Doctors were the only people who could see through the disguise because they held the one thing more intimate than a diary: my medical chart. He placed my chart back on the desk, and flecks of dust left the bottom pages.
I wondered if he’d keep me now that he knew.
He flips a switch, and an X-ray board illuminates the room, displaying my body for us to view. The folder of my body’s story wasn’t enough.
The doctor stands up and holds a pen he’s pulled from his pocket. “Look at all these calcifications, how painful,” and he shakes his head in disbelief.
My body glowed across the X-ray board, every calcification preserving a history I'd spent years trying to hide.
I wasn’t making it up.
I didn’t lie.
My body hates itself.
He clicks off the light, and the embarrassment of my bones is dark but not gone. He walks to me and takes my hands; he looks at the rash across my knuckles and presses his fingers into my skin. The rash disperses for seconds. I’ve tried that too; the rash always returns. I grew agitated by his lack of words and ability to study me.
I needed him to validate the life I had built on the lie that I had outrun my disease.
I was in college. I was working. I had fought both my body and my parents for the right to do both. I needed him to refill the medications that kept me alive and tell my mother I could keep the life I'd fought so hard to reclaim.

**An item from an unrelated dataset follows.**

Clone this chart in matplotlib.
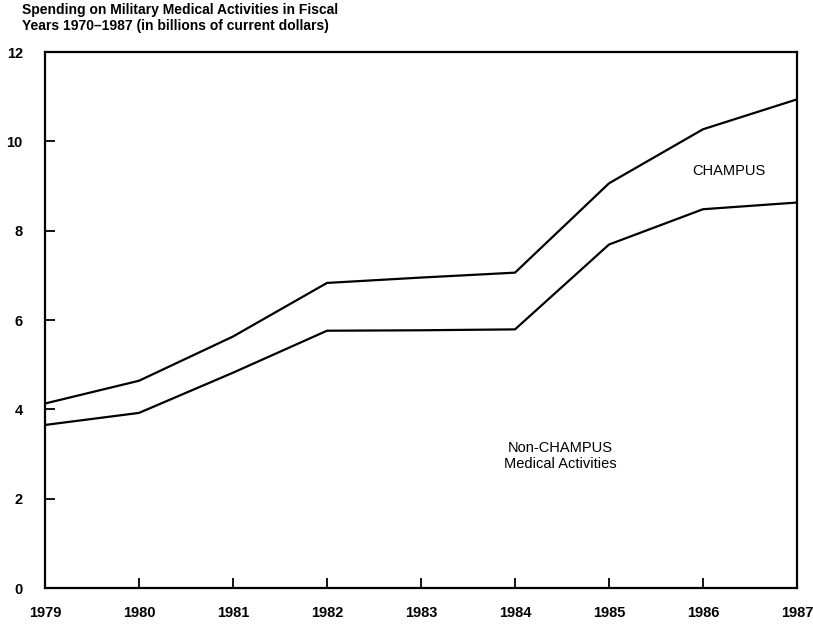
import matplotlib.pyplot as plt
import numpy as np

plt.rcParams['font.family'] = ['Liberation Sans', 'DejaVu Sans']

# fiscal years and spending (billions of current dollars)
years = [1979, 1980, 1981, 1982, 1983, 1984, 1985, 1986, 1987]
non_champus = [3.65, 3.92, 4.82, 5.76, 5.77, 5.79, 7.69, 8.48, 8.63]
total = [4.13, 4.64, 5.63, 6.83, 6.95, 7.06, 9.06, 10.27, 10.94]
yticks = [0, 2, 4, 6, 8, 10, 12]

fig = plt.figure(figsize=(8.13, 6.26), dpi=100)
ax = fig.add_axes([45/813, 1 - 588/626, (797 - 45)/813, (588 - 52)/626])

ax.plot(years, total, color='black', lw=1.6)
ax.plot(years, non_champus, color='black', lw=1.6)

ax.set_xlim(1979, 1987)
ax.set_ylim(0, 12)
ax.set_xticks(years)
ax.set_yticks(yticks)
ax.tick_params(direction='in', length=7, width=1.3, labelsize=10.5)
ax.tick_params(axis='x', pad=13)
ax.tick_params(axis='y', pad=16)
for lab in ax.get_xticklabels() + ax.get_yticklabels():
    lab.set_fontweight('bold')
for s in ax.spines.values():
    s.set_linewidth(1.6)

ax.text(1986.27, 9.33, 'CHAMPUS', ha='center', va='center', fontsize=10.5)
ax.text(1984.48, 2.96, 'Non-CHAMPUS\nMedical Activities', ha='center', va='center',
        fontsize=10.5, linespacing=1.15)

fig.text(22/813, 1 - 3/626,
         'Spending on Military Medical Activities in Fiscal\nYears 1970–1987 (in billions of current dollars)',
         ha='left', va='top', fontsize=10, fontweight='bold', linespacing=1.15)

fig.savefig('out.png', dpi=100)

“You have lived quite a life, a childhood taken from you. You’re an adult now. This disease is so rare that most do not know how to manage it, let alone recover from it. Your body carries proof of what you have survived. I will take over your care, but there is nothing fancy or new I would include; the disease is in remission. You need to be living your life. You have learned to live with this disease for your whole life; don’t let it take the main stage. Tell me about yourself. Tell me who you are without the disease. I’ll refill your prescriptions, and then you can leave; no need to wait in the waiting room for me to do that.”
I glare at him.
Who am I?
I came prepared to talk about prescriptions and limitations, and to argue. I didn’t come prepared for that question.
When I was little, people asked what I wanted to be.
Astronaut.
Teacher.
Veterinarian.
Somewhere between diagnosis and adulthood, they stopped asking.
Eventually, I stopped wondering.
Who am I?
For the last fifteen years, I have worked at becoming anything but the disease.
I knew who I didn't want to be.
I didn't want to be a sick girl.
I didn't want to be reduced.
I didn't want to be underestimated before anyone knew my name.
So, I buried the disease beneath makeup, excuses, and stories.
I dug so far trying to bury the disease that I didn't notice I was in the hole too.
No doctor, no parent, no friend had ever acknowledged the cost. They mourned what the disease had taken, but they still let it occupy center stage. Somewhere along the way, I disappeared from the story.
When I walked into his office, I thought I needed prescriptions. I thought I would have to fight to keep my life the same.
What I needed was permission to stop hiding.
No one had ever told me I could choose not to be defined by illness.
I left the waiting room with prescriptions in one hand and my own name in the other.